Work to be completed
Where a line holds "that", copy it.

Listed records
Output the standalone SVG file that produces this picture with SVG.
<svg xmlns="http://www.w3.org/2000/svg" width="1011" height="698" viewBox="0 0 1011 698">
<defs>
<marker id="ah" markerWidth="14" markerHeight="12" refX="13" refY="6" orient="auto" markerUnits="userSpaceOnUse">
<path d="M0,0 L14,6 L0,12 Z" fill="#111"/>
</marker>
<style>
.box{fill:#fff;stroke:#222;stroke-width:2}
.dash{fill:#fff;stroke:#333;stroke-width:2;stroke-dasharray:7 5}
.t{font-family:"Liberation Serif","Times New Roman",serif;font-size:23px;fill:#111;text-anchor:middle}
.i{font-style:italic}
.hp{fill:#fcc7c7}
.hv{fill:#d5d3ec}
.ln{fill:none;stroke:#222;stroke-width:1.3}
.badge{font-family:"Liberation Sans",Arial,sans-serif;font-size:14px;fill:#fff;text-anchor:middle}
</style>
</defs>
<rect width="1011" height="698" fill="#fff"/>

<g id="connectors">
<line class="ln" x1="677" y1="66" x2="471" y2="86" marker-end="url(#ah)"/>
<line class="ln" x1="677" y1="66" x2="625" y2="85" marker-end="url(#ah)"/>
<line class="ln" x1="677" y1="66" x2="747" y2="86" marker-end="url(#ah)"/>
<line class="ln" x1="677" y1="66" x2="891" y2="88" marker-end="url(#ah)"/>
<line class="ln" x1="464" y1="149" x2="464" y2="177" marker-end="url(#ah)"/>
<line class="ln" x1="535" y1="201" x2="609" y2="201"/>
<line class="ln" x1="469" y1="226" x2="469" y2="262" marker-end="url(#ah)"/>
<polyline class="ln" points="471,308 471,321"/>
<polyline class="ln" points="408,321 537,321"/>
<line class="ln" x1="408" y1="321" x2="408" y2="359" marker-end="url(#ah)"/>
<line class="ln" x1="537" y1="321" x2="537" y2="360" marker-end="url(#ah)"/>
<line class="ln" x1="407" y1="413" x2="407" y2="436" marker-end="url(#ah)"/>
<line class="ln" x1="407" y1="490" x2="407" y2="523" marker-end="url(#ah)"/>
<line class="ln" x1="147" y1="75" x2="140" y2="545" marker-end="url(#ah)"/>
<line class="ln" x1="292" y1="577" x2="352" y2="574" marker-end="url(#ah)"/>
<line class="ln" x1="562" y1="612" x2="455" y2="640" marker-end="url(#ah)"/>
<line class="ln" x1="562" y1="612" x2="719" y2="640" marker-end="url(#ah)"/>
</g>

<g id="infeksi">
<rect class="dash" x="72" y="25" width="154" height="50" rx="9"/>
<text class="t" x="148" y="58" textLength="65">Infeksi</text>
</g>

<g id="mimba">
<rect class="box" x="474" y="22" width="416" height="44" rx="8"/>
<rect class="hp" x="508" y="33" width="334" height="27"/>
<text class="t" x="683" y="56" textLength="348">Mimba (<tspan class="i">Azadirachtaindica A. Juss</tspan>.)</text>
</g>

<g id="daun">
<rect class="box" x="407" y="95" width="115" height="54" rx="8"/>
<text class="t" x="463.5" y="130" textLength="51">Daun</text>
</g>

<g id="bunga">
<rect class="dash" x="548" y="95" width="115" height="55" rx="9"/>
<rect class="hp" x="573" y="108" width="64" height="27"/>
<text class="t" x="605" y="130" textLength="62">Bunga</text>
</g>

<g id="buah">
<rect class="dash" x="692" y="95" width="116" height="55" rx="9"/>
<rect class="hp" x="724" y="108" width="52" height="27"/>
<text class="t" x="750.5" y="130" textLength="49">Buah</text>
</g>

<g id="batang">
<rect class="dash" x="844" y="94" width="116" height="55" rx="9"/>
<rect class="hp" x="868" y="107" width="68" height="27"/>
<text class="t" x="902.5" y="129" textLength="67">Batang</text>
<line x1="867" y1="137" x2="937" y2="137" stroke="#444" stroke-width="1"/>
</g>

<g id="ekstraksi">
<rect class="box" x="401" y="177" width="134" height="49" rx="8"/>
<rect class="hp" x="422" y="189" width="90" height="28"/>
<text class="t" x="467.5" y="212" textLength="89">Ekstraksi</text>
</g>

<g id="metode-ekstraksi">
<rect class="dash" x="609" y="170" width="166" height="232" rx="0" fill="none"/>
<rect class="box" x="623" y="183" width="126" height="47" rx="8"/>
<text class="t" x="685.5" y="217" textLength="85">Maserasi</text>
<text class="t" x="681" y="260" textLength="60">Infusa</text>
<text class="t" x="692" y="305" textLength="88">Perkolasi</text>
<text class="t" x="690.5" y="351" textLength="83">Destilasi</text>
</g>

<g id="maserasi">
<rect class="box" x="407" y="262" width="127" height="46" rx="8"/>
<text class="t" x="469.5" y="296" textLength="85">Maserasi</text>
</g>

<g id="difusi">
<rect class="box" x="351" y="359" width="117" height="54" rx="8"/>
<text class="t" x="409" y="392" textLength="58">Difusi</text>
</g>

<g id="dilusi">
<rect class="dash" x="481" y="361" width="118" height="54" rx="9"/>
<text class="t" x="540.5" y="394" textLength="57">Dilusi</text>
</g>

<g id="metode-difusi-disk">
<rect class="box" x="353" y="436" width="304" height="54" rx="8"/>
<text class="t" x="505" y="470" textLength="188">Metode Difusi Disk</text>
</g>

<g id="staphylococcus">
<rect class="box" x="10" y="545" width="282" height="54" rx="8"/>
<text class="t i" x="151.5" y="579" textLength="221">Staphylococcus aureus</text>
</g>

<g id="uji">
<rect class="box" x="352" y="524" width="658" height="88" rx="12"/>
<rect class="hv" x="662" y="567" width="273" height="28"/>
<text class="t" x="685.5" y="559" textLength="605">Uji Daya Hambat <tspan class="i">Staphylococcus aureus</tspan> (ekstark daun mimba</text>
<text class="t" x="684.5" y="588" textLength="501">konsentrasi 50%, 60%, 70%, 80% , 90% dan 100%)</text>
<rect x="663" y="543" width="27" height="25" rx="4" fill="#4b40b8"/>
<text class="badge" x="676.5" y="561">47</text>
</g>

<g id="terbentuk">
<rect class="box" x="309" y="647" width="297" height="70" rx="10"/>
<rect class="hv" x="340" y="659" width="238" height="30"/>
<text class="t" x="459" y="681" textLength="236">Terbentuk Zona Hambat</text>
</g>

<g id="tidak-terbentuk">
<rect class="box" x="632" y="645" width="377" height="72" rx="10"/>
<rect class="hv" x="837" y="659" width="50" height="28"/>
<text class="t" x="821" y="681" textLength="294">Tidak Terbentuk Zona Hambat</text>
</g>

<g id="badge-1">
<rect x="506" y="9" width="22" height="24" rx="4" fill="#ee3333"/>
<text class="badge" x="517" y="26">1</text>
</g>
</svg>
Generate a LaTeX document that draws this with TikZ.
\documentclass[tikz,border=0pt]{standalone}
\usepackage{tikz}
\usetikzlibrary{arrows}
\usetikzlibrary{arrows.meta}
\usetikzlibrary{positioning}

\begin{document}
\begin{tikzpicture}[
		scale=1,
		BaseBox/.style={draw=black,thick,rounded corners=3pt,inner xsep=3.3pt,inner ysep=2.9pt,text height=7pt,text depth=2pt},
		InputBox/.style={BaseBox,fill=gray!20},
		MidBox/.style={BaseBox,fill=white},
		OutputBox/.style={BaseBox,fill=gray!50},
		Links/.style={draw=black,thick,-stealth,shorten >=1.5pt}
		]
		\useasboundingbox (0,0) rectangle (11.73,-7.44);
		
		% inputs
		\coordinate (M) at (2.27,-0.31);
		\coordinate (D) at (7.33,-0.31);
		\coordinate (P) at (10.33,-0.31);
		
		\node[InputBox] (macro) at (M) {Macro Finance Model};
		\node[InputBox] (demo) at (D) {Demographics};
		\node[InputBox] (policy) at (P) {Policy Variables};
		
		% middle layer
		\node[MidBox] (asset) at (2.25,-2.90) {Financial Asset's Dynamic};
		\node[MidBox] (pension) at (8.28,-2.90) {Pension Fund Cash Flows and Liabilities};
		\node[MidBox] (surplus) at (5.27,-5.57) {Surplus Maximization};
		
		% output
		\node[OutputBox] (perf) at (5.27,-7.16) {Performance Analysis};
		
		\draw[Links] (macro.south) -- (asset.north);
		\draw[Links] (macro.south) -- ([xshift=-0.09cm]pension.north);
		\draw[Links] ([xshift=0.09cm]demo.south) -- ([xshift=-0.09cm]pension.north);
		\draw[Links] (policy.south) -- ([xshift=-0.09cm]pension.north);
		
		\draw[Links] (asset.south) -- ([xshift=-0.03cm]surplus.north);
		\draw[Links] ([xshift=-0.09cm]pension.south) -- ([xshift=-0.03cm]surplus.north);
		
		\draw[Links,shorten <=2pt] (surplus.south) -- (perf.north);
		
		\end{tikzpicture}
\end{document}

Output
Output the standalone SVG file that produces this picture with SVG.
Generate a LaTeX document that draws this with TikZ.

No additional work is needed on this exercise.